*BRIEF*: Skip the pictures. Set down, word for word, the lines from the start of the material up to and including the line with "var soxHigh = [2100, 2100, 260];".

*GIVEN INFORMATION*:
────────

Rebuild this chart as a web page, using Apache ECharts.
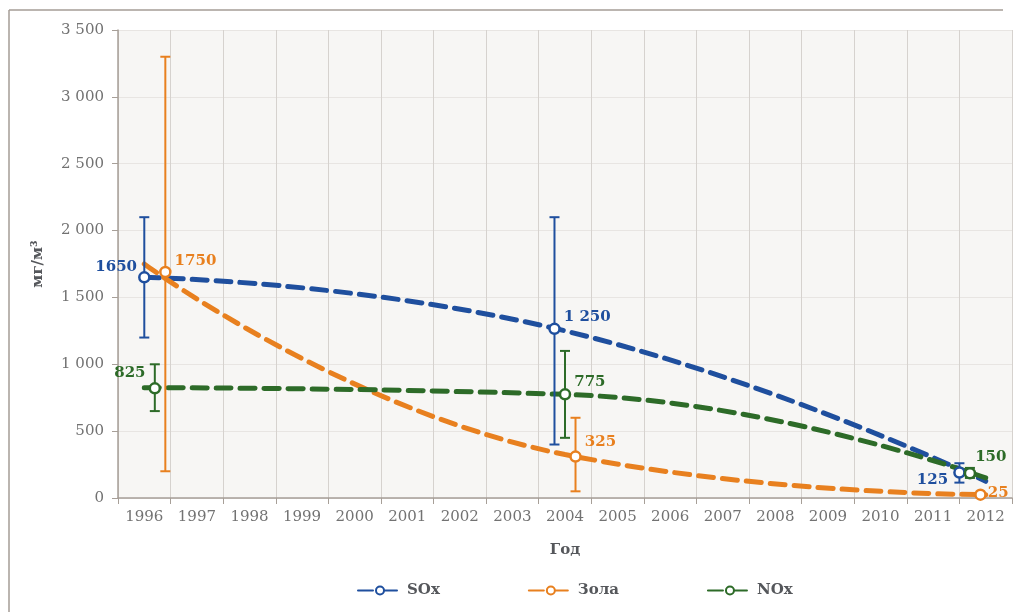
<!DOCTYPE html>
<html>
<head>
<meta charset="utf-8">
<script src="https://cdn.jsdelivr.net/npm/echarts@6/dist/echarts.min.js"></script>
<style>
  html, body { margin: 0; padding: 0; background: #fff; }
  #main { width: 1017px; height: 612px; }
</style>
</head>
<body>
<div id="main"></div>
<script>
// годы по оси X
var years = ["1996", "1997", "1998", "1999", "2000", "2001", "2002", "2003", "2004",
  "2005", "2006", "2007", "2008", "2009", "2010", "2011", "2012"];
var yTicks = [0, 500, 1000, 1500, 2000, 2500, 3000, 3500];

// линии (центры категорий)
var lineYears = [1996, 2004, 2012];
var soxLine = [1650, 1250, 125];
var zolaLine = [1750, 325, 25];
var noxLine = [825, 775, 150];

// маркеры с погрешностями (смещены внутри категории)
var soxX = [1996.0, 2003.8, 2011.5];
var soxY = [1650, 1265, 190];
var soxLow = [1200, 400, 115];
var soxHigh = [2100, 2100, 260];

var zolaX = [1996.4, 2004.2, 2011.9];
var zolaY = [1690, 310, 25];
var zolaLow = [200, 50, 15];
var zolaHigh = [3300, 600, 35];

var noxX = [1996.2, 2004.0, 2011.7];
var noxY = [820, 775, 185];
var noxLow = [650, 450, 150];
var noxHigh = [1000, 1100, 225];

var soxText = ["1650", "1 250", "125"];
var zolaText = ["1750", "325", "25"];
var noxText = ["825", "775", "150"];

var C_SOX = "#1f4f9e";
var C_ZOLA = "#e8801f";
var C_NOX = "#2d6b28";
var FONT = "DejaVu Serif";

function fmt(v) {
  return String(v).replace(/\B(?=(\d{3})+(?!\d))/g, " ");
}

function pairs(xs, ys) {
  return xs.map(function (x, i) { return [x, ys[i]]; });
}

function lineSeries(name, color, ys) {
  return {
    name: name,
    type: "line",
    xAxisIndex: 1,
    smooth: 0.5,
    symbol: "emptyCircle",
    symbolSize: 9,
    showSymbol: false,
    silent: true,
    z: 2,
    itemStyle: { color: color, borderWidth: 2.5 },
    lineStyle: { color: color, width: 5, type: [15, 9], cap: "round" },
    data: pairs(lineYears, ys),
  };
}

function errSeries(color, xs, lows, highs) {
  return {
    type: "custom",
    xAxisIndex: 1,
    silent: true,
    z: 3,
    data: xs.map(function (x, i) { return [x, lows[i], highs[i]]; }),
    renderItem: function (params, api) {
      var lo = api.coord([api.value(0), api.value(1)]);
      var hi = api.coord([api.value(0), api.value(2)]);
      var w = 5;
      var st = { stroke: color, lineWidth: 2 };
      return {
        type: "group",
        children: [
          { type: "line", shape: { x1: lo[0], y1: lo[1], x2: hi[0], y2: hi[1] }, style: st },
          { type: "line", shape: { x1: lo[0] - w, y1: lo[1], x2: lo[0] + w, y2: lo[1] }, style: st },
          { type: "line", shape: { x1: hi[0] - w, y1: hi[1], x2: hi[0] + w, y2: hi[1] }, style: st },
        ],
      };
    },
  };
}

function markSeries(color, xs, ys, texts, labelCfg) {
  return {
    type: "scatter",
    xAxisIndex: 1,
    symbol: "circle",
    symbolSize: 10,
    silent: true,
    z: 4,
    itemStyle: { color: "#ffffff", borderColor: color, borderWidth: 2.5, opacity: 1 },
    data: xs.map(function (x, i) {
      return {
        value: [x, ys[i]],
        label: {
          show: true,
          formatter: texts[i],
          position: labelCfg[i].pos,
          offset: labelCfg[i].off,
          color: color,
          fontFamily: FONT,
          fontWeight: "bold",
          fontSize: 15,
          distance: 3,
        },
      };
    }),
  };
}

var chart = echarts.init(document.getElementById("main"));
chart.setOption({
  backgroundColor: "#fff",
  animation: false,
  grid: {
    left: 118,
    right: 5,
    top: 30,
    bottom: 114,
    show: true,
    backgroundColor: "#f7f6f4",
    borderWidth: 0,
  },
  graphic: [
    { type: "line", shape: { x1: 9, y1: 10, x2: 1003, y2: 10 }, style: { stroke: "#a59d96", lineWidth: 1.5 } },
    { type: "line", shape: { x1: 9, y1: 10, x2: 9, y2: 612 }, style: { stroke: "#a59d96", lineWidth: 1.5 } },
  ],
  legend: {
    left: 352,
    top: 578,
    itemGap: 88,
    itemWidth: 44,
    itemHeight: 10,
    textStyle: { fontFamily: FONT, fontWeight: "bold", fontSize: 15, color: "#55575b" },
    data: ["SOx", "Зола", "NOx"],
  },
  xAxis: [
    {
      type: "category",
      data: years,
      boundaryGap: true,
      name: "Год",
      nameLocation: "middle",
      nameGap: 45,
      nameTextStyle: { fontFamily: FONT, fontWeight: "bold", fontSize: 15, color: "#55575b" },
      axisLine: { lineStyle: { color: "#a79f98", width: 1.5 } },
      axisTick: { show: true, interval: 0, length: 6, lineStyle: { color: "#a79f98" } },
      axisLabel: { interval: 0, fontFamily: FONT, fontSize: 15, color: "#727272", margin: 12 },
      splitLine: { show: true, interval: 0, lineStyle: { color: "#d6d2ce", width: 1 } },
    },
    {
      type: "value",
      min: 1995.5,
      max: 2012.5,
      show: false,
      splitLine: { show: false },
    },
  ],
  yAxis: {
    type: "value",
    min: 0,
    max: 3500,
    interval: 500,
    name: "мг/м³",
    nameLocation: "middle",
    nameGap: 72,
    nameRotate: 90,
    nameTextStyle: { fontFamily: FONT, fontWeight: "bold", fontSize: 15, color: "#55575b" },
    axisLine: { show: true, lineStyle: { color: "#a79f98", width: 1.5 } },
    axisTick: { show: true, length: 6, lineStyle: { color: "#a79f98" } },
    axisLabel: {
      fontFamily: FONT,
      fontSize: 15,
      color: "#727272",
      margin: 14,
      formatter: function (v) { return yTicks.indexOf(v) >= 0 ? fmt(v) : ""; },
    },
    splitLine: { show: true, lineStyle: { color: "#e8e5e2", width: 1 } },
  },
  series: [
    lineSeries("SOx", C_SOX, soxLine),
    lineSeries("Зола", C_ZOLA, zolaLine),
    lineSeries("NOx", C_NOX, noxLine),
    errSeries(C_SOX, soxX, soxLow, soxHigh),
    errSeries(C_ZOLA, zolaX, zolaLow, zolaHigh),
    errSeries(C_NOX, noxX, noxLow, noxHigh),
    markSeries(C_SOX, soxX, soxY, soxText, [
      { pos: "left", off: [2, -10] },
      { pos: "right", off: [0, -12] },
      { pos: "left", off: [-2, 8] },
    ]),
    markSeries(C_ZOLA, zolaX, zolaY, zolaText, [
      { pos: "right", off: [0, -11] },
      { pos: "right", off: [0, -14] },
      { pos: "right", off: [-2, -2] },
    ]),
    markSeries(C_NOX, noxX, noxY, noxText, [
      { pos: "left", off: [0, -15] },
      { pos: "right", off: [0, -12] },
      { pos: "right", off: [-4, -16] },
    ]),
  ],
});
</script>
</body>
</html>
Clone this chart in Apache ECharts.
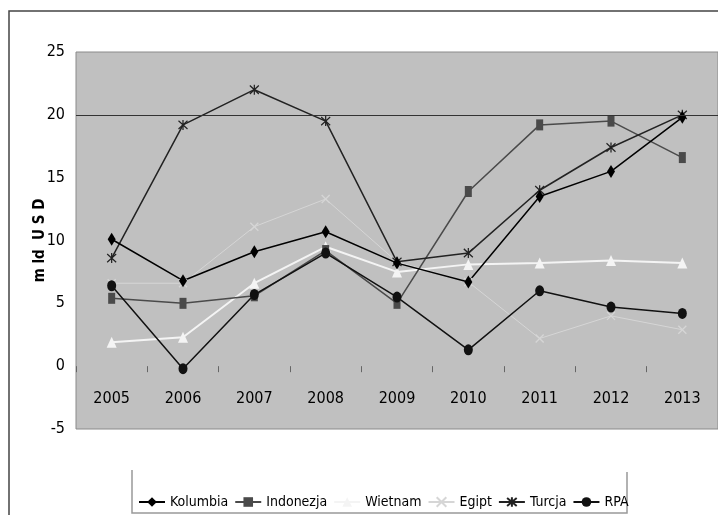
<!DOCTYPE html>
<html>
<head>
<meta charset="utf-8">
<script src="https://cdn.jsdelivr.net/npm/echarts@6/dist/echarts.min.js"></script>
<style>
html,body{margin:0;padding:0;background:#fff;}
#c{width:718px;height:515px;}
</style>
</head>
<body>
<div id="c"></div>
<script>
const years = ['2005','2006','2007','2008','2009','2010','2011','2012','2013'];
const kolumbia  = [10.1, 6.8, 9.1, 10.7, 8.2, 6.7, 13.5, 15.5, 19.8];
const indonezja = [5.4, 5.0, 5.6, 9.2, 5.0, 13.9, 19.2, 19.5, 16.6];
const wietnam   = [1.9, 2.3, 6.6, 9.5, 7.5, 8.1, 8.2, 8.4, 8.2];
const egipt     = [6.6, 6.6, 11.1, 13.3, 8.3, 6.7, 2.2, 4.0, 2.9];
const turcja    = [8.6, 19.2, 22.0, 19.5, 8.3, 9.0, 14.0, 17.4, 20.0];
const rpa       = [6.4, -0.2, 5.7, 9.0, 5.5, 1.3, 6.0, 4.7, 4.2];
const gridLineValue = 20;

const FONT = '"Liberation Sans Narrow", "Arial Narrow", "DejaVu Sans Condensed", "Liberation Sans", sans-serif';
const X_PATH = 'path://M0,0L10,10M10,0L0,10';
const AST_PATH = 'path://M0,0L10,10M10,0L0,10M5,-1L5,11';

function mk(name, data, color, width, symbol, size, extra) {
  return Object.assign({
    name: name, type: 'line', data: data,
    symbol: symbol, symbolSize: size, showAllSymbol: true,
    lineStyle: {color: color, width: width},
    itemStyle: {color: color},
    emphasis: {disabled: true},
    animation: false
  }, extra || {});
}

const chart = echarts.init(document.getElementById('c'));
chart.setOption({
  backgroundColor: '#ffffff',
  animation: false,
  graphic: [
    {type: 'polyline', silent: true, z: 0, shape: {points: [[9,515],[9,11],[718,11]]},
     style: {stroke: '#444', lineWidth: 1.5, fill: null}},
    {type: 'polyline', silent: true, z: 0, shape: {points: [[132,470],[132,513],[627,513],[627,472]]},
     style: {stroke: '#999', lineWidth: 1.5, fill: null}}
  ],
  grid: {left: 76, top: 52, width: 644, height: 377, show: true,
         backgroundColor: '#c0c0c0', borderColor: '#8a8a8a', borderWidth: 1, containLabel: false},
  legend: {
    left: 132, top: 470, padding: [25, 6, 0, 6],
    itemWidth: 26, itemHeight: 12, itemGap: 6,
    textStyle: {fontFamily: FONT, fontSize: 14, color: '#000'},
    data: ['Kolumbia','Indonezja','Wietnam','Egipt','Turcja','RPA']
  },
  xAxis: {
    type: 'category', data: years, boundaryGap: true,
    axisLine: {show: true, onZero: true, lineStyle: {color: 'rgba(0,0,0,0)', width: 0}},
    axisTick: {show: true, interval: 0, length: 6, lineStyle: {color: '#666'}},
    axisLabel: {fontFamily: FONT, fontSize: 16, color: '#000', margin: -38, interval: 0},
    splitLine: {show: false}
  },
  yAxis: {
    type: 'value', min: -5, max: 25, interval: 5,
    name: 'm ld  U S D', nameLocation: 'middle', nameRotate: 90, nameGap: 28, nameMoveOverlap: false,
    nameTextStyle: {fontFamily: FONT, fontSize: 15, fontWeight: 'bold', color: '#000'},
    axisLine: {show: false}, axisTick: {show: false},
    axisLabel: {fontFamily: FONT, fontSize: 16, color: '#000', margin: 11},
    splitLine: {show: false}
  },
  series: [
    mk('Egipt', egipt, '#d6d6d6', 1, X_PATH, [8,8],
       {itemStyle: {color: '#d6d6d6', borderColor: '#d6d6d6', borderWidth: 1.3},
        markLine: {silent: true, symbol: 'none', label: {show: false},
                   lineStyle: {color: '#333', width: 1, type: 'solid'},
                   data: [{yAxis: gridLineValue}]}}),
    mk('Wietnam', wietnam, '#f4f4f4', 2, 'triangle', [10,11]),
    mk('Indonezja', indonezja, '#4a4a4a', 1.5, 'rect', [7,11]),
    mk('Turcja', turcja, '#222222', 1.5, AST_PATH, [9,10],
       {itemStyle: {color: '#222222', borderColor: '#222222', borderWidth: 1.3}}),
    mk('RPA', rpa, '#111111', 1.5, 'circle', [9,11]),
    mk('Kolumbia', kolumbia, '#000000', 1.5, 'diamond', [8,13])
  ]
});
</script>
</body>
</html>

────────

*EXERCISE RESULT*:
Rebuild this chart as a web page, using Apache ECharts.
<!DOCTYPE html>
<html>
<head>
<meta charset="utf-8">
<script src="https://cdn.jsdelivr.net/npm/echarts@6/dist/echarts.min.js"></script>
<style>
  html, body { margin: 0; padding: 0; background: #fff; }
  #main { width: 1017px; height: 612px; }
</style>
</head>
<body>
<div id="main"></div>
<script>
// годы по оси X
var years = ["1996", "1997", "1998", "1999", "2000", "2001", "2002", "2003", "2004",
  "2005", "2006", "2007", "2008", "2009", "2010", "2011", "2012"];
var yTicks = [0, 500, 1000, 1500, 2000, 2500, 3000, 3500];

// линии (центры категорий)
var lineYears = [1996, 2004, 2012];
var soxLine = [1650, 1250, 125];
var zolaLine = [1750, 325, 25];
var noxLine = [825, 775, 150];

// маркеры с погрешностями (смещены внутри категории)
var soxX = [1996.0, 2003.8, 2011.5];
var soxY = [1650, 1265, 190];
var soxLow = [1200, 400, 115];
var soxHigh = [2100, 2100, 260];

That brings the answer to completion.